Light Thickens, Ngaio Marsh. New York: Felony & Mayhem, 2016 (originally published in 1982).
Summary: Set once again at the Dolphin theatre as Peregrine Jay stages Macbeth, a play surrounded by superstition, a production plagued by macabre practical jokes, and the real murder of the title character discovered just after the play’s climactic scene, with Alleyn in the front row.
This is the last Chief Inspector Alleyn mystery by Ngaio Marsh, completed in 1982 when she was 86 and just weeks before her passing. She returns to the scene of an earlier murder, the Dolphin theatre, as the accomplished Peregrine Jay undertakes one of the most audacious productions, and one surrounded by superstition–Shakespeare’s Macbeth. The superstition is that it is ill luck for any production members to mention the play by name or speak its lines elsewhere than in rehearsal or performance.
Jay has assembled an brilliant, but eccentric cast. The title character is played Dougal MacDougal, a true Scot and a vain one at that. Both he and his opposite, Simon Morten, who plays Macduff are real-life rivals for the affections of Margaret Mannering, who plays Lady Macbeth. Gaston Sears, who plays Seyton, has an obsession with arms, including the Claidheamh Mòr (emphatically not a claymore according to him), a wickedly sharp two edged sword used in the climactic fight between Macbeth and Macduff. He choreographs and trains them in the fight.
Banquo is played by Bruce Barrabell, a union leader and participant in fringe causes, and has a connection to the child actor, William Smith, who plays Macbeth’s son. William’s father was an insane murderer who killed by decapitation. The most superstitious is Nina Gaythorne as Lady Macduff, although Rangi, a Maori actor and one of the Three Witches rivals her.
A series of incidents arouse superstitions during rehearsals. A costume decapitated head is found in a bag during a rehearsal, and later under a covered platter. A warning message about William and his father is found on the manager’s typewriter. Then the opening weeks of the performance come off flawlessly to acclaim. That is, until Alleyn has front row seats, compliments of the house, after having provided security for some royals attending an earlier performance, and realizes as the climactic scene concludes that something has gone horribly wrong and Dougal MacDougal is really dead, and in the manner of his denouement as Macbeth.
It’s obvious that a number could have a motive and Marsh keeps us guessing until the end while Alleyn methodically interviews witnesses. Yet there is something off in the chronology. There wasn’t enough time for any of the suspects to commit the murder…or was there?

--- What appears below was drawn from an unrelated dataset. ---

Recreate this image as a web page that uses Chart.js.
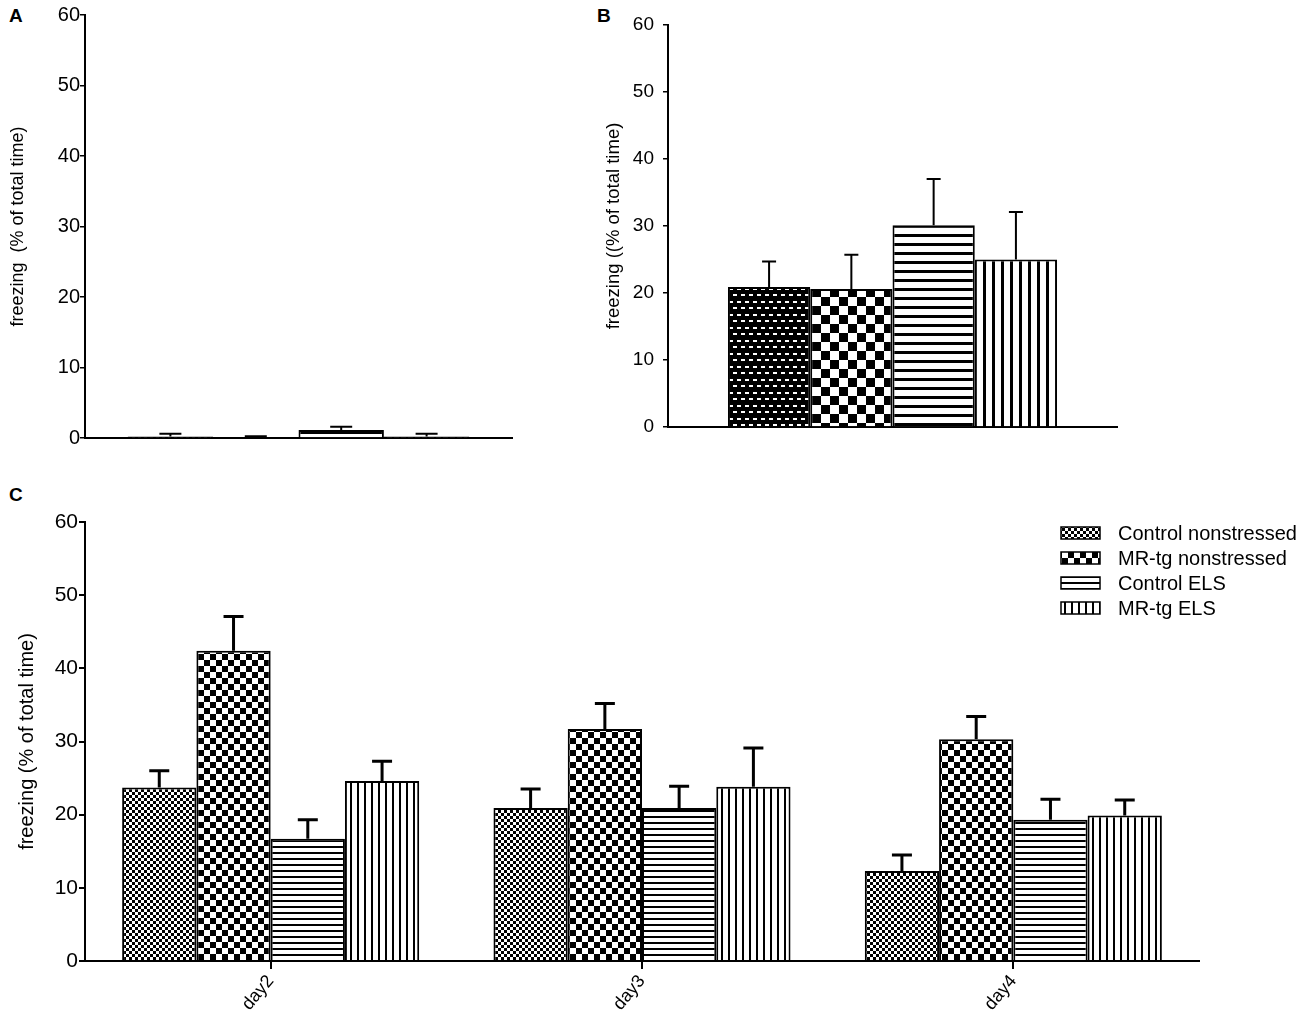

One of the most interesting themes is that of not charging children with the sins of their parents. There are several turns during which William is allowed to shine as his own person, and to be encouraged with the prospects of his future rather than haunted by his father’s past acts. In this, Marsh invites us to heed the better angels of our nature, and to believe the best of others.
Whether this was one of Marsh’s best, I will leave to others. All I will say is that she concluded her last act well.